The next morning was just a bit overcast, even with some sunshine and we rode to Lake Bled where we saw small boats, just like in Venice, making their way to the little island. Even without speaking, we knew we would be going the island, but not via boat...so we changed and jumped into the lake. Some Japanese tourists clad in winter jackets and jumpers were a bit surprised to see a couple getting out with their bathing suits..but the water was amazing refreshing, not that we hadn't seen enough water in the last few days.
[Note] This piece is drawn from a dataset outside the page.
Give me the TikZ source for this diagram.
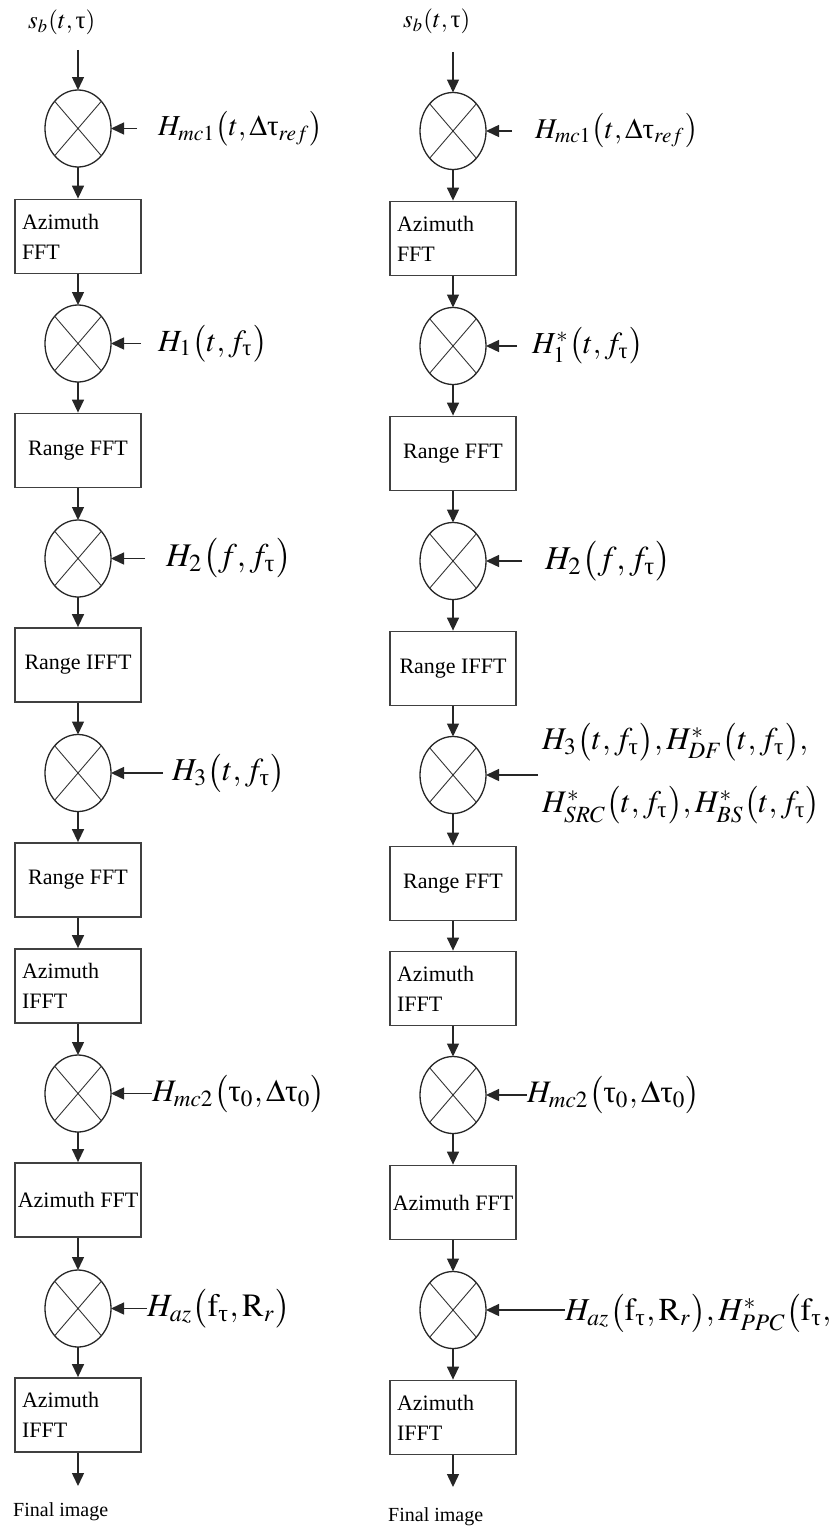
\documentclass[tikz,border=0pt]{standalone}
\usepackage{amsmath}
\usepackage{mathptmx}
\usepackage{fontspec}
\setmainfont{Liberation Serif}
\usetikzlibrary{arrows.meta,shapes.geometric}
\newcommand{\tauu}{\text{τ}}
\tikzset{
  arr/.style={line width=1.4pt, draw=black!85, -{Triangle[length=13pt,width=12pt]}},
  xl/.style={line width=0.9pt, draw=black!80},
  mult/.style={draw=black!85, ellipse, line width=1.3pt, minimum width=66pt, minimum height=77pt, inner sep=0pt, outer sep=0pt},
  boxbase/.style={draw=black!75, line width=1.8pt, minimum width=126pt, minimum height=74pt, inner ysep=0pt, font=\fontsize{22}{30}\selectfont},
  twobox/.style={boxbase, align=left, text width=112pt, inner xsep=7pt},
  onebox/.style={boxbase, align=center, inner xsep=2pt},
  lbl/.style={anchor=west, inner sep=0pt},
  fin/.style={anchor=west, inner sep=0pt, font=\fontsize{20}{24}\selectfont}
}
\begin{document}
\begin{tikzpicture}[x=1pt,y=-1pt]
\useasboundingbox (0,0) rectangle (834,1528);

% ---------------- Left column ----------------
\node[lbl] (Ls) at (28,22) {\resizebox{67pt}{!}{$s_b(t,\tauu)$}};
\coordinate (Lstart) at (78,50);
\node[mult] (Lm1) at (78,128.5) {};
\node[twobox] (Lb1) at (78,236.5) {Azimuth\\FFT};
\node[mult] (Lm2) at (78,343.5) {};
\node[onebox] (Lb2) at (78,450.5) {Range FFT};
\node[mult] (Lm3) at (78,558.5) {};
\node[onebox] (Lb3) at (78,665) {Range IFFT};
\node[mult] (Lm4) at (78,773) {};
\node[onebox] (Lb4) at (78,880) {Range FFT};
\node[twobox] (Lb5) at (78,986) {Azimuth\\IFFT};
\node[mult] (Lm5) at (78,1093.5) {};
\node[onebox] (Lb6) at (78,1200) {Azimuth FFT};
\node[mult] (Lm6) at (78,1308.5) {};
\node[twobox] (Lb7) at (78,1415) {Azimuth\\IFFT};
\coordinate (Lend) at (78,1486);
\node[fin] (Lfin) at (13,1512) {Final image};

\draw[arr] (Lstart) -- (Lm1);
\draw[arr] (Lm1) -- (Lb1);
\draw[arr] (Lb1) -- (Lm2);
\draw[arr] (Lm2) -- (Lb2);
\draw[arr] (Lb2) -- (Lm3);
\draw[arr] (Lm3) -- (Lb3);
\draw[arr] (Lb3) -- (Lm4);
\draw[arr] (Lm4) -- (Lb4);
\draw[arr] (Lb4) -- (Lb5);
\draw[arr] (Lb5) -- (Lm5);
\draw[arr] (Lm5) -- (Lb6);
\draw[arr] (Lb6) -- (Lm6);
\draw[arr] (Lm6) -- (Lb7);
\draw[arr] (Lb7) -- (Lend);

% left side inputs
\node[lbl] (Lh1) at (158,128.5) {\resizebox{165pt}{!}{$H_{mc1}\bigl(t,\Delta\tauu_{ref}\bigr)$}};
\coordinate (Li1) at (137,128.5);
\draw[arr] (Li1) -- (Lm1);
\node[lbl] (Lh2) at (158,343.5) {\resizebox{109pt}{!}{$H_1\bigl(t,f_{\tauu}\bigr)$}};
\coordinate (Li2) at (141,343.5);
\draw[arr] (Li2) -- (Lm2);
\node[lbl] (Lh3) at (166,558.5) {\resizebox{125pt}{!}{$H_2\bigl(f,f_{\tauu}\bigr)$}};
\coordinate (Li3) at (145,558.5);
\draw[arr] (Li3) -- (Lm3);
\node[lbl] (Lh4) at (172,773) {\resizebox{113pt}{!}{$H_3\bigl(t,f_{\tauu}\bigr)$}};
\coordinate (Li4) at (163,773);
\draw[arr] (Li4) -- (Lm4);
\node[lbl] (Lh5) at (152,1093.5) {\resizebox{173pt}{!}{$H_{mc2}\bigl(\tauu_0,\Delta\tauu_0\bigr)$}};
\draw[arr] (Lh5.west |- Lm5) -- (Lm5);
\node[lbl] (Lh6) at (147,1308.5) {\resizebox{143pt}{!}{$H_{az}\bigl(\mathrm{f}_{\tauu},\mathrm{R}_r\bigr)$}};
\draw[arr] (Lh6.west |- Lm6) -- (Lm6);

% ---------------- Right column ----------------
\node[lbl] (Rs) at (403,21) {\resizebox{67pt}{!}{$s_b(t,\tauu)$}};
\coordinate (Rstart) at (453,52);
\node[mult] (Rm1) at (453,131) {};
\node[twobox] (Rb1) at (453,238.5) {Azimuth\\FFT};
\node[mult] (Rm2) at (453,346) {};
\node[onebox] (Rb2) at (453,453.5) {Range FFT};
\node[mult] (Rm3) at (453,561) {};
\node[onebox] (Rb3) at (453,668.5) {Range IFFT};
\node[mult] (Rm4) at (453,775) {};
\node[onebox] (Rb4) at (453,883.5) {Range FFT};
\node[twobox] (Rb5) at (453,988.5) {Azimuth\\IFFT};
\node[mult] (Rm5) at (453,1095) {};
\node[onebox] (Rb6) at (453,1202.5) {Azimuth FFT};
\node[mult] (Rm6) at (453,1310) {};
\node[twobox] (Rb7) at (453,1417.5) {Azimuth\\IFFT};
\coordinate (Rend) at (453,1487);
\node[fin] (Rfin) at (388,1517) {Final image};

\draw[arr] (Rstart) -- (Rm1);
\draw[arr] (Rm1) -- (Rb1);
\draw[arr] (Rb1) -- (Rm2);
\draw[arr] (Rm2) -- (Rb2);
\draw[arr] (Rb2) -- (Rm3);
\draw[arr] (Rm3) -- (Rb3);
\draw[arr] (Rb3) -- (Rm4);
\draw[arr] (Rm4) -- (Rb4);
\draw[arr] (Rb4) -- (Rb5);
\draw[arr] (Rb5) -- (Rm5);
\draw[arr] (Rm5) -- (Rb6);
\draw[arr] (Rb6) -- (Rm6);
\draw[arr] (Rm6) -- (Rb7);
\draw[arr] (Rb7) -- (Rend);

% right side inputs
\node[lbl] (Rh1) at (535,131) {\resizebox{163pt}{!}{$H_{mc1}\bigl(t,\Delta\tauu_{ref}\bigr)$}};
\coordinate (Ri1) at (512,131);
\draw[arr] (Ri1) -- (Rm1);
\node[lbl] (Rh2) at (532,346) {\resizebox{111pt}{!}{$H_1^{*}\bigl(t,f_{\tauu}\bigr)$}};
\coordinate (Ri2) at (517,346);
\draw[arr] (Ri2) -- (Rm2);
\node[lbl] (Rh3) at (545,561) {\resizebox{126pt}{!}{$H_2\bigl(f,f_{\tauu}\bigr)$}};
\coordinate (Ri3) at (522,561);
\draw[arr] (Ri3) -- (Rm3);
\node[lbl] (Rh4a) at (542,742) {\resizebox{266pt}{!}{$H_3\bigl(t,f_{\tauu}\bigr),H^{*}_{DF}\bigl(t,f_{\tauu}\bigr),$}};
\node[lbl] (Rh4b) at (542,805) {\resizebox{278pt}{!}{$H^{*}_{SRC}\bigl(t,f_{\tauu}\bigr),H^{*}_{BS}\bigl(t,f_{\tauu}\bigr)$}};
\coordinate (Ri4) at (538,775);
\draw[arr] (Ri4) -- (Rm4);
\node[lbl] (Rh5) at (527,1095) {\resizebox{173pt}{!}{$H_{mc2}\bigl(\tauu_0,\Delta\tauu_0\bigr)$}};
\draw[arr] (Rh5.west |- Rm5) -- (Rm5);
\node[lbl] (Rh6) at (565,1313) {\resizebox{266pt}{!}{$H_{az}\bigl(\mathrm{f}_{\tauu},\mathrm{R}_r\bigr),H^{*}_{PPC}\bigl(\mathrm{f}_{\tauu},$}};
\draw[arr] (Rh6.west |- Rm6) -- (Rm6);

% crosses inside the multipliers
\foreach \n in {Lm1,Lm2,Lm3,Lm4,Lm5,Lm6,Rm1,Rm2,Rm3,Rm4,Rm5,Rm6}
  \draw[xl] (\n.north east) -- (\n.south west) (\n.north west) -- (\n.south east);
\end{tikzpicture}
\end{document}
After the swim we circled the lake, where the European junior championship of rowing was going on and from there we took a train to Ljublanja, the capital of Slovenia. It was already Sunday and Anne caught a train to to her back to Vienna. We parted and suddenly I was left standing all alone in at a large railway station...sigh...a minute later I bumped into the very friendly railway employee who helped us get off the train in Bled the day before. See, Slovenia is not such a big country. He gave me some good tips as to where to go. It seems not only the Italians are nice, like Andrea, but so are the Slovenians, too.
So this long-weekend was a pretty precursor to my actual bike trip. Now I was "down" south in Slovenia - and I thought it would be interesting to see what is even "further down" - so I decided to head towards the Balkans, with the possible goal of reaching Albania. Let us see how this trip would proceed. May the rain stop.